Because our first goal was to rebuild a dialogue with the galleries, with the collectors, with all the stakeholders of the fair. Of course we started with the most trivial and basic thing, and that is words. We had to find new words, a new language to talk to our stakeholders. I became fascinated by the suggestion that poetry is, fortunately, a universal language that touches everyone’s strings, even if it is often thought of as cryptic, courtly. I have faith in poetry’s ability to establish a dialogue, so we started from there, from wanting to build trust through words and in the poetic word in particular, and this accompanied us and punctuated all our moments a little bit.
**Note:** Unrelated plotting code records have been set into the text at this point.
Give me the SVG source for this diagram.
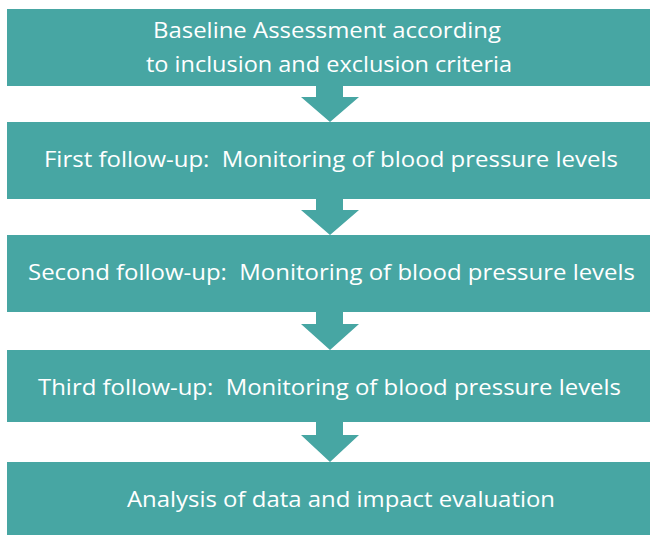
<svg xmlns="http://www.w3.org/2000/svg" width="658" height="535" viewBox="0 0 658 535">
  <style>
    .box { fill: #47a6a3; }
    .arrow { fill: #47a6a3; }
    .label { font-family: "Open Sans", "Noto Sans", "Liberation Sans", sans-serif; font-size: 22px; fill: #ffffff; text-anchor: middle; white-space: pre; }
  </style>
  <rect width="658" height="535" fill="#ffffff"/>

  <!-- block arrows between the stages -->
  <g id="connectors">
    <polygon class="arrow" points="316,86 343,86 343,97 359,97 330,122 301,97 316,97"/>
    <polygon class="arrow" points="316,199 343,199 343,210 359,210 330,235 301,210 316,210"/>
    <polygon class="arrow" points="316,312 343,312 343,324 359,324 330,350 301,324 316,324"/>
    <polygon class="arrow" points="316,422 343,422 343,435 359,435 330,462 301,435 316,435"/>
  </g>

  <g id="baseline">
    <rect class="box" x="7" y="9" width="643" height="77"/>
    <text class="label" x="327" y="38" textLength="348" lengthAdjust="spacingAndGlyphs">Baseline Assessment according</text>
    <text class="label" x="329" y="72" textLength="366" lengthAdjust="spacingAndGlyphs">to inclusion and exclusion criteria</text>
  </g>

  <g id="first-follow-up">
    <rect class="box" x="7" y="122" width="643" height="77"/>
    <text class="label" xml:space="preserve" x="331" y="167" textLength="574" lengthAdjust="spacingAndGlyphs">First follow-up:  Monitoring of blood pressure levels</text>
  </g>

  <g id="second-follow-up">
    <rect class="box" x="7" y="235" width="643" height="77"/>
    <text class="label" xml:space="preserve" x="331.5" y="280" textLength="607" lengthAdjust="spacingAndGlyphs">Second follow-up:  Monitoring of blood pressure levels</text>
  </g>

  <g id="third-follow-up">
    <rect class="box" x="7" y="350" width="643" height="72"/>
    <text class="label" xml:space="preserve" x="329.5" y="395" textLength="583" lengthAdjust="spacingAndGlyphs">Third follow-up:  Monitoring of blood pressure levels</text>
  </g>

  <g id="analysis">
    <rect class="box" x="7" y="462" width="643" height="73"/>
    <text class="label" x="341" y="507" textLength="428" lengthAdjust="spacingAndGlyphs">Analysis of data and impact evaluation</text>
  </g>
</svg>
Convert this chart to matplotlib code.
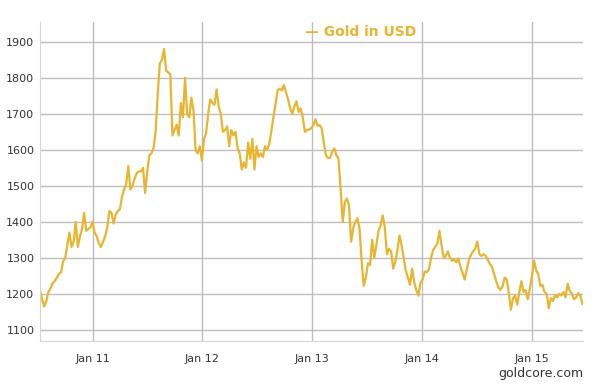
import matplotlib
matplotlib.use("Agg")
import matplotlib.pyplot as plt
import matplotlib.dates as mdates
import pandas as pd

# weekly gold price (USD/oz), starting 9 Jul 2010
start_date = "2010-07-09"
gold_usd = [
    1210, 1185, 1165, 1180, 1205, 1215, 1230, 1235, 1245, 1255,
    1260, 1290, 1300, 1335, 1370, 1330, 1345, 1400, 1330, 1360,
    1380, 1425, 1375, 1380, 1385, 1400, 1370, 1360, 1340, 1330,
    1345, 1360, 1385, 1430, 1425, 1395, 1420, 1430, 1435, 1470,
    1490, 1505, 1555, 1490, 1500, 1520, 1535, 1540, 1540, 1550,
    1480, 1540, 1585, 1590, 1605, 1650, 1755, 1840, 1850, 1880,
    1820, 1815, 1810, 1640, 1655, 1670, 1640, 1730, 1690, 1800,
    1700, 1690, 1745, 1710, 1600, 1590, 1610, 1570, 1630, 1645,
    1700, 1740, 1730, 1725, 1768, 1720, 1700, 1650, 1655, 1665,
    1610, 1655, 1640, 1650, 1605, 1590, 1545, 1565, 1550, 1620,
    1575, 1630, 1545, 1610, 1580, 1590, 1580, 1610, 1600, 1615,
    1650, 1690, 1725, 1765, 1770, 1765, 1780, 1760, 1740, 1715,
    1700, 1720, 1735, 1705, 1715, 1690, 1650, 1655, 1656, 1660,
    1668, 1685, 1667, 1668, 1660, 1620, 1585, 1577, 1578, 1595,
    1604, 1585, 1575, 1490, 1400, 1455, 1465, 1445, 1345, 1383,
    1400, 1410, 1380, 1290, 1222, 1245, 1285, 1280, 1350, 1300,
    1335, 1375, 1390, 1418, 1385, 1310, 1325, 1318, 1270, 1290,
    1320, 1362, 1335, 1300, 1265, 1245, 1225, 1270, 1232, 1210,
    1195, 1230, 1240, 1262, 1260, 1268, 1300, 1322, 1330, 1340,
    1375, 1335, 1300, 1305, 1318, 1300, 1292, 1295, 1288, 1298,
    1275, 1258, 1240, 1268, 1295, 1308, 1318, 1325, 1345, 1310,
    1305, 1310, 1305, 1295, 1283, 1275, 1255, 1235, 1218, 1211,
    1220, 1245, 1240, 1202, 1156, 1188, 1195, 1170, 1205, 1235,
    1205, 1210, 1185, 1215, 1250, 1292, 1265, 1255, 1222, 1225,
    1205, 1200, 1160, 1188, 1180, 1197, 1190, 1200, 1195, 1205,
    1190, 1228, 1208, 1200, 1185, 1190, 1202, 1195, 1172,
]
dates = pd.date_range(start=start_date, periods=len(gold_usd), freq="7D")

line_color = "#E8B530"
grid_color = "#bdbdbd"
text_color = "#333333"

fig = plt.figure(figsize=(6.09, 3.90), dpi=100)
ax = fig.add_axes([40 / 609, 49 / 390, 543 / 609, 319 / 390])

ax.plot(dates, gold_usd, color=line_color, linewidth=1.6)

ax.set_ylim(1069, 1955)
ax.set_yticks(range(1100, 2000, 100))
ax.set_xlim(pd.Timestamp("2010-07-09"), pd.Timestamp("2015-06-21"))
ax.xaxis.set_major_locator(mdates.YearLocator())
ax.xaxis.set_major_formatter(mdates.DateFormatter("Jan %y"))

ax.grid(True, color=grid_color, linewidth=1)
ax.set_axisbelow(True)
for side in ["top", "right"]:
    ax.spines[side].set_visible(False)
for side in ["left", "bottom"]:
    ax.spines[side].set_color("#d4d4d4")
ax.tick_params(length=0, labelsize=8, colors=text_color)
ax.tick_params(axis="y", pad=4)
ax.tick_params(axis="x", pad=9)

fig.text(305 / 609, 1 - 32 / 390, "\u2014 Gold in USD", color=line_color,
         fontsize=10, fontweight="bold", va="center", ha="left")
fig.text(583 / 609, 1 - 373 / 390, "goldcore.com", color=text_color,
         fontsize=9, va="center", ha="right")

fig.savefig("out.png", dpi=100)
This was also because I had the comfort of seeing that every time I talked about poetry, threw out verses or pulled out quotes, the other side (whether they were collectors, gallerists, museum directors, institutions, the city of Milan itself) responded enthusiastically: poetry was the spark that then had a series of dialogues and continuous exchanges built, as in a game of poetic ping pong between us and all the stakeholders we have around the fair.
One last question to conclude: how do you see the art scene today coming out of the pandemic?
This is a very broad question: there is to say meanwhile that we come from a terrible year and a half. It was very hard mainly because the pandemic disrupted the order of things and created so much uncertainty, so much inability to plan, it really created a rupture along with a domino effect, because for example disrupting a museum’s programming means maybe procrastinating or canceling the artist’s production, who no longer has the museum’s advice and so they decide to turn to the gallery for support, but also the gallery has experienced difficult times, and so on. Obviously the problems were macro, and the micro of the art world went a little bit to the background so we are now having to resurface some of the ruins of this year and a half: what comforts me is that I see great energy, and the scene I saw at MiArt is very encouraging to me, because I really saw people again stepping back into the aisles of a fair to meet, to talk, to plan with a spirit that until even six months ago was hard to find because there was still a lot of surrender. Now I see from so many situations (our fair, the various museums that have opened, events like the one in Procida, so many small events) that it is possible to imagine a future again, and I think that from this we can only improve, capitalize and build something new on the ruins of this last year and a half.